Crypto currency could be treated in the same way.  Just because the true supply of Bitcoin is very stringently determined (one new Bitcoin mined roughly every ten minutes, no matter how many people are actively mining) does not mean that someone cannot extend the derived supply of Bitcoin through the use of debt (think fractional reserve banking).

Crypto is still too volatile to be money.  It's still held speculatively.  It's not accept throughout enough of the economy to be considered money.  But it is being adopted both as an investment and also for transactional use.  I recently saw a Bitcoin ATM in a gas station of all places.  Specifically in an area where I would not have expected to see one.  The greater the price and the market cap of Bitcoin become, the more stable it will inevitably be.  For example, if 50% of the people holding Bitcoin right now (let's say they also hold 50% of all Bitcoins) decided they weren't going to buy or sell any more of it for the next 10 years and instead just hold it, the supply of Bitcoin doesn't change, BUT the supply that the market plays around with does.  And the more people hold Bitcoins for longer, the more the market cap increases, meaning it will become less volatile.  As it becomes less volatile, it becomes more viable as a currency.  Because a currency needs to be able to hold its value reasonably well.  That's why the currency markets seem to be so insensitive.  They move glacially.  Because currencies theoretically are worth all of the economic activity that takes place upon their plane plus some a discounted valuation of all of the economic activity that *will* take place upon their plane.  The best FX traders don't trade short term according to charts and signals, but over periods of months and years as they watch large scale economic changes unfold on national and global levels.
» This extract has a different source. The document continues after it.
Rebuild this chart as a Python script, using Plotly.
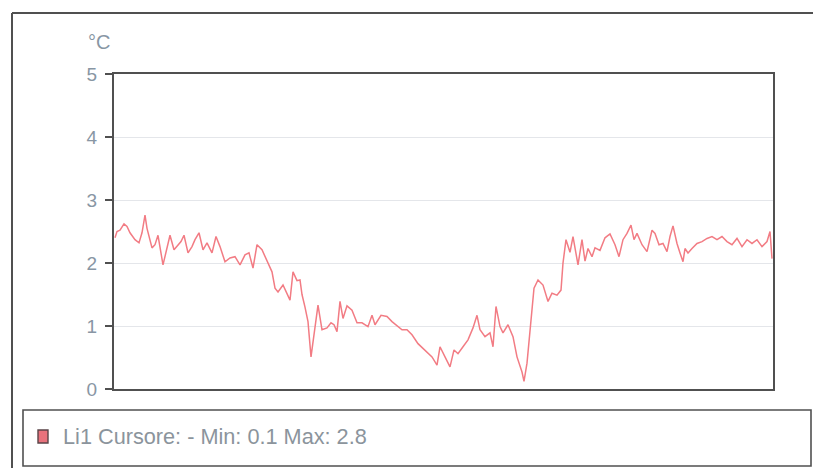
import plotly.graph_objects as go

# sample position (arbitrary time units) and temperature in °C
t = [1, 3, 6, 10, 13, 16, 21, 25, 28, 31, 33, 38, 41, 44, 49, 53, 56, 60, 63, 67, 70, 74, 78, 81, 85, 89,
     93, 98, 102, 106, 111, 116, 121, 126, 131, 135, 139, 143, 148, 153, 158, 161, 164, 169, 172, 176,
     179, 183, 186, 188, 191, 194, 197, 200, 204, 208, 213, 217, 220, 223, 226, 229, 233, 238, 243, 248,
     254, 258, 261, 267, 273, 278, 284, 288, 293, 298, 304, 311, 318, 323, 326, 331, 336, 340, 344, 349,
     354, 359, 363, 366, 371, 376, 379, 382, 386, 389, 394, 399, 403, 408, 410, 413, 417, 420, 424, 429,
     434, 438, 443, 447, 449, 452, 456, 459, 464, 468, 471, 474, 478, 481, 486, 491, 496, 501, 505, 509,
     513, 517, 520, 523, 528, 533, 538, 541, 545, 549, 553, 556, 559, 563, 566, 569, 571, 574, 578, 583,
     588, 593, 598, 603, 608, 613, 618, 623, 628, 633, 638, 643, 648, 653, 656, 658]
temp = [2.40, 2.50, 2.52, 2.62, 2.58, 2.48, 2.37, 2.32, 2.48, 2.76, 2.55, 2.24, 2.29, 2.44, 1.97, 2.26,
        2.44, 2.21, 2.26, 2.34, 2.44, 2.16, 2.26, 2.37, 2.48, 2.21, 2.32, 2.16, 2.42, 2.26, 2.02, 2.08,
        2.10, 1.97, 2.13, 2.16, 1.92, 2.29, 2.21, 2.02, 1.86, 1.60, 1.54, 1.65, 1.54, 1.41, 1.86, 1.72,
        1.73, 1.50, 1.30, 1.07, 0.51, 0.86, 1.33, 0.94, 0.97, 1.05, 1.02, 0.91, 1.39, 1.12, 1.32, 1.25,
        1.05, 1.05, 0.99, 1.17, 1.02, 1.17, 1.15, 1.07, 0.99, 0.94, 0.94, 0.86, 0.72, 0.62, 0.51, 0.38,
        0.67, 0.51, 0.35, 0.62, 0.56, 0.67, 0.78, 0.97, 1.17, 0.94, 0.83, 0.89, 0.67, 1.31, 0.99, 0.89,
        1.02, 0.83, 0.51, 0.27, 0.12, 0.41, 1.15, 1.60, 1.73, 1.65, 1.39, 1.52, 1.49, 1.57, 2.00, 2.37,
        2.17, 2.42, 1.97, 2.37, 2.03, 2.23, 2.10, 2.24, 2.20, 2.40, 2.46, 2.29, 2.10, 2.37, 2.47, 2.60,
        2.37, 2.47, 2.29, 2.18, 2.52, 2.47, 2.29, 2.31, 2.18, 2.42, 2.59, 2.31, 2.16, 2.02, 2.23, 2.16,
        2.23, 2.31, 2.34, 2.39, 2.42, 2.37, 2.42, 2.34, 2.29, 2.39, 2.26, 2.37, 2.31, 2.37, 2.26, 2.34,
        2.50, 2.07]
y_ticks = [0, 1, 2, 3, 4, 5]
unit_label = "°C"
legend_text = "Li1 Cursore: - Min: 0.1 Max: 2.8"

W, H = 813, 468
L, R, T, B = 114, 773, 74, 389  # plot area in pixels


def px(x):
    return (x - L) / (R - L)


def py(y):
    return (B - y) / (B - T)


LINE_COLOR = "#f27c84"
FRAME = "#505050"

fig = go.Figure()
fig.add_trace(go.Scatter(x=t, y=temp, mode="lines",
                         line=dict(color=LINE_COLOR, width=1.5),
                         name="Li1 Cursore", showlegend=False))

shapes = [
    # outer frame (top and left)
    dict(type="line", xref="paper", yref="paper", x0=px(12), y0=py(13), x1=px(815), y1=py(13),
         line=dict(color=FRAME, width=2)),
    dict(type="line", xref="paper", yref="paper", x0=px(12), y0=py(13), x1=px(12), y1=py(470),
         line=dict(color=FRAME, width=2)),
    # legend box
    dict(type="rect", xref="paper", yref="paper", x0=px(23), y0=py(410), x1=px(811), y1=py(466),
         line=dict(color=FRAME, width=1.6), fillcolor="rgba(0,0,0,0)"),
    # legend swatch
    dict(type="rect", xref="paper", yref="paper", x0=px(38), y0=py(430), x1=px(48), y1=py(443),
         line=dict(color="#5a4448", width=1.4), fillcolor="#e8727c"),
]

annotations = [
    dict(text=unit_label, xref="paper", yref="paper", x=px(86), y=py(42), xanchor="left",
         yanchor="middle", showarrow=False, font=dict(family="Liberation Sans, Arial", size=20,
                                                      color="#8896a4")),
    dict(text=legend_text, xref="paper", yref="paper", x=px(61), y=py(437), xanchor="left",
         yanchor="middle", showarrow=False, font=dict(family="Liberation Sans, Arial", size=21.7,
                                                      color="#8b949c")),
]

fig.update_layout(
    width=W, height=H,
    margin=dict(l=L, r=W - R, t=T, b=H - B, pad=0),
    paper_bgcolor="white", plot_bgcolor="white",
    shapes=shapes, annotations=annotations,
    xaxis=dict(range=[0, 659], showticklabels=False, ticks="", showgrid=False, zeroline=False,
               showline=True, mirror=True, linecolor=FRAME, linewidth=2),
    yaxis=dict(range=[0, 5], tickvals=y_ticks, ticks="outside", ticklen=7, tickwidth=2,
               tickcolor=FRAME, showgrid=True, gridcolor="#e4e6ea", gridwidth=1.2, zeroline=False,
               showline=True, mirror=True, linecolor=FRAME, linewidth=2,
               tickfont=dict(family="Liberation Sans, Arial", size=19, color="#8896a4"),
               ticklabelstandoff=4),
    showlegend=False,
)

fig.write_html("out.html")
Cryptos aren't nearly there yet.  Some people are liking Ripple for this.  Which has been designed this way and is working to get adoption by the banks to replace the SWIFT system, which is dreadfully inefficient.  It's pre-mined so it doesn't require nearly as much energy in order to be used.  Bitcoin, for being the head and shoulders leader and the progenitor of the space is actually pretty cumbersome as far as cryptos go.  Which makes sense, of course.  One visionary comes up with the idea and creates an ingenious product, but later generations will always have the advantage of hindsight and trial-studies from which they can improve their design.

It's very difficult to say where the whole space will go.  A "Fed Coin" is a possibility for the future as they try to find a way to maintain control over money.  It would be an improvement over paper as money, but there would be tremendous loss of privacy.  Also, if Bitcoin goes stratospheric and becomes widely adopted, the government won't have an easy time interfering with its value, as investment advisors will likely be advising their clients keep some 5-20% of their savings in it.  So any intervention would be seen as confiscatory.

I could write on, but allow me to leave it here.  Crypto is almost assuredly the future.  So it's worth learning about.